In Utero
7.6
In Utero

Album de Nirvana (1993)

Nirvana finira par s'écrouler à la rentrée 1993. Fatigué par son succès. Rongé par la pression du monde et des hommes. En train de devenir une entité putride par la lente agonie de son chanteur, Kurt Cobain. Novoselic, sûrement meilleur diplomate que bassiste, semble bien inconscient de la réalité de la chose. Imbécile heureux au visage presque artificiel. Dave Grolh, batteur stratosphérique, sait qu'il vit un drame humain et qu'il est un acteur vital de cette farce grotesque et funeste. Il attend.

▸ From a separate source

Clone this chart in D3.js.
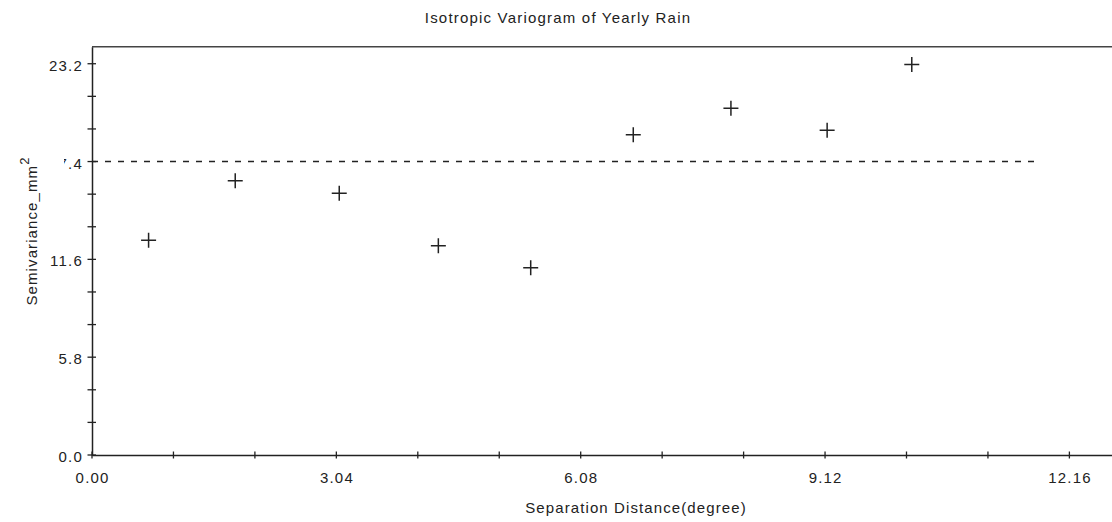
<!DOCTYPE html>
<html>
<head>
<meta charset="utf-8">
<script src="https://cdn.jsdelivr.net/npm/d3@7"></script>
<style>
  html, body { margin: 0; padding: 0; background: #fff; }
  svg { display: block; }
  text { font-family: "Liberation Sans", Arial, sans-serif; fill: #222; }
</style>
</head>
<body>
<svg id="chart" width="1112" height="522"></svg>
<script>
// ---- data ----
const lagDistance = [0.704, 1.782, 3.076, 4.309, 5.458, 6.734, 7.949, 9.146, 10.199];
const semivariance = [12.73, 16.26, 15.52, 12.41, 11.11, 18.99, 20.56, 19.25, 23.16];
const sillValue = 17.4;
const sillRange = [0, 11.73];
const xTickValues = [0, 3.04, 6.08, 9.12, 12.16];
const xTickLabels = ["0.00", "3.04", "6.08", "9.12", "12.16"];
const yTickValues = [0, 5.8, 11.6, 17.4, 23.2];
const yTickLabels = ["0.0", "5.8", "11.6", "17.4", "23.2"];
const xMinorStep = 1.01333;
const yMinorStep = 1.93333;
const titleText = "Isotropic Variogram of Yearly Rain";
const xTitle = "Separation Distance(degree)";
const yTitle = "Semivariance_mm";

// ---- layout ----
const svg = d3.select("#chart");
const mLeft = 92, mRight = 1112, mTop = 46.7, mBottom = 455;
const x = d3.scaleLinear().domain([0, 12.69]).range([mLeft, mRight]);
const y = d3.scaleLinear().domain([0, 24.21]).range([mBottom, mTop]);
const ink = "#222";

// frame top line
svg.append("line").attr("x1", mLeft).attr("x2", mRight).attr("y1", mTop).attr("y2", mTop)
  .attr("stroke", "#444").attr("stroke-width", 1.6);

// x axis
const xAxis = d3.axisBottom(x).tickValues([]).tickSizeOuter(0);
const gx = svg.append("g").attr("transform", `translate(0,${mBottom})`).call(xAxis);
gx.select(".domain").attr("stroke", ink).attr("stroke-width", 1.5);
const xMinor = d3.range(0, 12.2, xMinorStep);
svg.append("g").selectAll("line").data(xMinor).join("line")
  .attr("x1", d => x(d)).attr("x2", d => x(d))
  .attr("y1", mBottom - 3.5).attr("y2", mBottom + 3.5)
  .attr("stroke", ink).attr("stroke-width", 1.3);
svg.append("g").selectAll("text").data(xTickValues).join("text")
  .attr("x", d => x(d) + 0.6).attr("y", 483)
  .attr("text-anchor", "middle")
  .attr("font-size", 15).attr("letter-spacing", "1.2px")
  .text((d, i) => xTickLabels[i]);

// y axis
const yAxis = d3.axisLeft(y).tickValues([]).tickSizeOuter(0);
const gy = svg.append("g").attr("transform", `translate(${mLeft},0)`).call(yAxis);
gy.select(".domain").attr("stroke", ink).attr("stroke-width", 1.5);
const yMinor = d3.range(0, 23.3, yMinorStep);
svg.append("g").selectAll("line").data(yMinor).join("line")
  .attr("x1", mLeft - 4.5).attr("x2", mLeft + 4)
  .attr("y1", d => y(d)).attr("y2", d => y(d))
  .attr("stroke", ink).attr("stroke-width", 1.3);

// clip for partially hidden label
const defs = svg.append("defs");
defs.append("clipPath").attr("id", "ylabClip")
  .append("rect").attr("x", 64).attr("y", 0).attr("width", 40).attr("height", 522);
svg.append("g").selectAll("text").data(yTickValues).join("text")
  .attr("x", 83).attr("y", d => y(d) + 7)
  .attr("text-anchor", "end")
  .attr("font-size", 15).attr("letter-spacing", "1.2px")
  .attr("clip-path", d => d === 17.4 ? "url(#ylabClip)" : null)
  .text((d, i) => yTickLabels[i]);

// sill dashed line
svg.append("line")
  .attr("x1", x(sillRange[0])).attr("x2", x(sillRange[1]))
  .attr("y1", y(sillValue)).attr("y2", y(sillValue))
  .attr("stroke", ink).attr("stroke-width", 1.5)
  .attr("stroke-dasharray", "6,7");

// points as plus markers
const pts = lagDistance.map((d, i) => [d, semivariance[i]]);
const arm = 7.5;
const pg = svg.append("g").attr("stroke", ink).attr("stroke-width", 1.5);
pg.selectAll("path").data(pts).join("path")
  .attr("d", d => {
    const px = x(d[0]), py = y(d[1]);
    return `M${px - arm},${py}H${px + arm}M${px},${py - arm}V${py + arm}`;
  });

// titles
svg.append("text").attr("x", 558).attr("y", 23)
  .attr("text-anchor", "middle").attr("font-size", 15).attr("letter-spacing", "1.2px")
  .text(titleText);
svg.append("text").attr("x", 636).attr("y", 513)
  .attr("text-anchor", "middle").attr("font-size", 15).attr("letter-spacing", "1.1px")
  .text(xTitle);
const yt = svg.append("text")
  .attr("transform", "translate(37,231) rotate(-90)")
  .attr("text-anchor", "middle").attr("font-size", 15).attr("letter-spacing", "1.1px");
yt.append("tspan").text(yTitle);
yt.append("tspan").attr("dy", -8).attr("font-size", 13).text("2");
</script>
</body>
</html>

Album au titre prémonitoire. In Utero. L'accès à l'insouciance, pour se cacher du monde. Volonté de surpuissance face au pouvoir des médias.
Cet album, il ne faut pas se contenter de le disséquer d'une façon débilitante. Ce n'est pas un juste un cadavre que l'on regarde dans son ensemble à un instant t, avec des gants, une lumière blanche rappelant la mort et une blouse immaculé de légiste, lassé de sectionner des lambeaux de peau, de déchiqueter de la viande. Non, il faut prendre en compte la période finale du groupe pendant laquelle il pensa, composera, sortira et surtout, représentera l'album sur scène. Avant et après. Le pendant est secondaire.


Janvier 1993. Nirvana donne deux concerts dans une aura de chaos au Brésil, alternant entre violence et syncope. Dans cet avaloire sordide, rempli d'images perdues et sépulcrales, Cobain est incohérent. Amaigri, et sous héroïne. Les joues creuses, d'un macchabé qui vit par procuration.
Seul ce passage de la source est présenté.